Understanding Amelek as terrorist reminds me that our parsha called Ki Tetze L’ Milchamah not only gives us the right to self defense, but reminds us of our responsibility to limit our aggressive actions, to those who in the spirit of Amelek are a clear and present danger. The fact that 15th anniversary of 9/11 fell during this week when we read Ki Tetze reminds me of my responsibility to affirm, and confirm, the distinction, that the fact that the 19 perpetrators of 9/11 attacks were all Arab Muslims, does not mean that all Arab Muslims are terrorists.

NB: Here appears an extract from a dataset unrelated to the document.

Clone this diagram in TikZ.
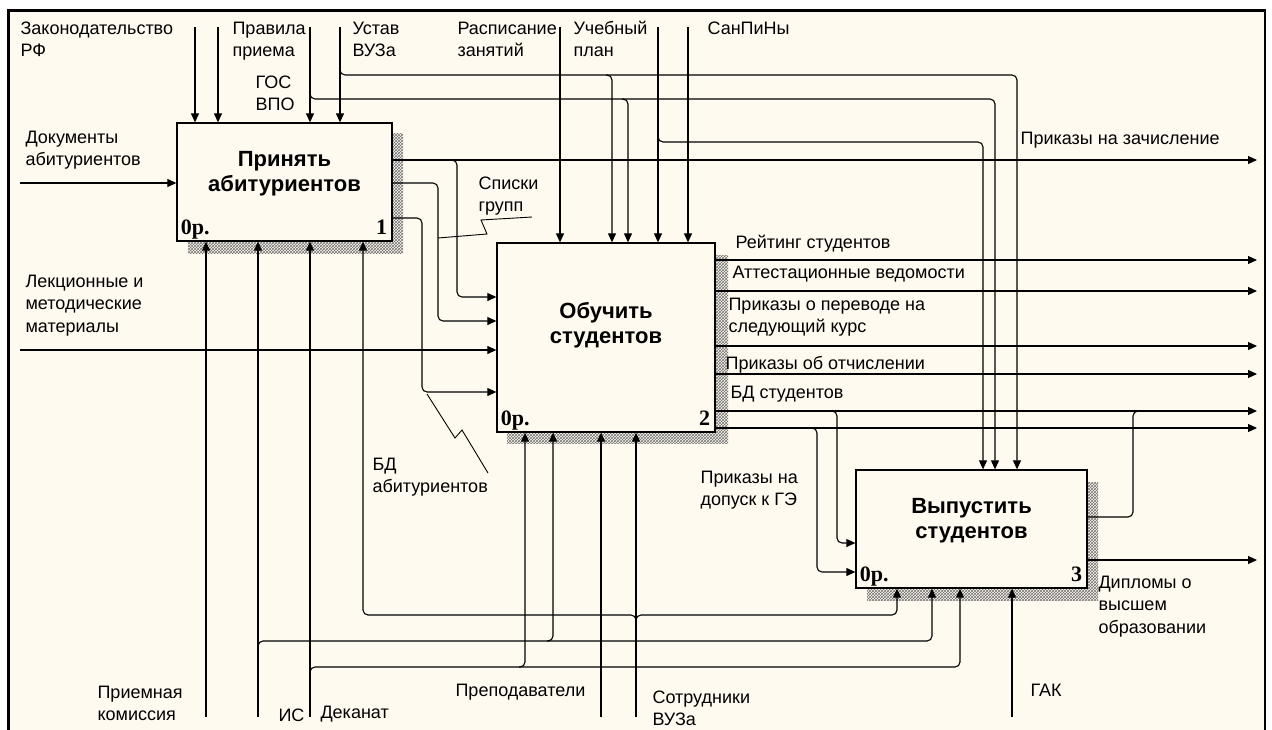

On a personal level I find myself this year, asking the question whether Amalek is not just a term to define the evil forces outside, that threaten our personal or communal physical existence, but also, a synonym for the yetzer ha-ra, the evil inclination within me and within each of us, that must be confronted before we can stand before Adon Olam, The Master of the Universe, in judgment during the forthcoming Days of Awe. Looking back upon the events in our world and our nation; especially the lack of civility in our public discourse, as well reflecting upon my interactions with family and friends and community members I hear in the call to “Wipe out Amalek” a command to control the Amelek tendencies within myself and within our society. Perhaps the call to “Wipe out the Amalekites” is therefore not the embarrassing message of a call to genocide, that led a century of Reform Jews to stop reading it on Shabbat Zachor, preceding Purim, but rather, a parallel to a well known Native American story of the two wolves struggling inside each human being.
In that story a tribal chief tells his grandson that there are two wolves living within each person: one the wolf of good and the other the wolf of evil who are engaged in a battle for the control of the person. When the child asks: Which one wins? He is told that it depends which one you feed.
May 5777 be a year when each of us, and all of us, choose to feed our good inclination and thereby “wipe out the Amalek within us and beyond us.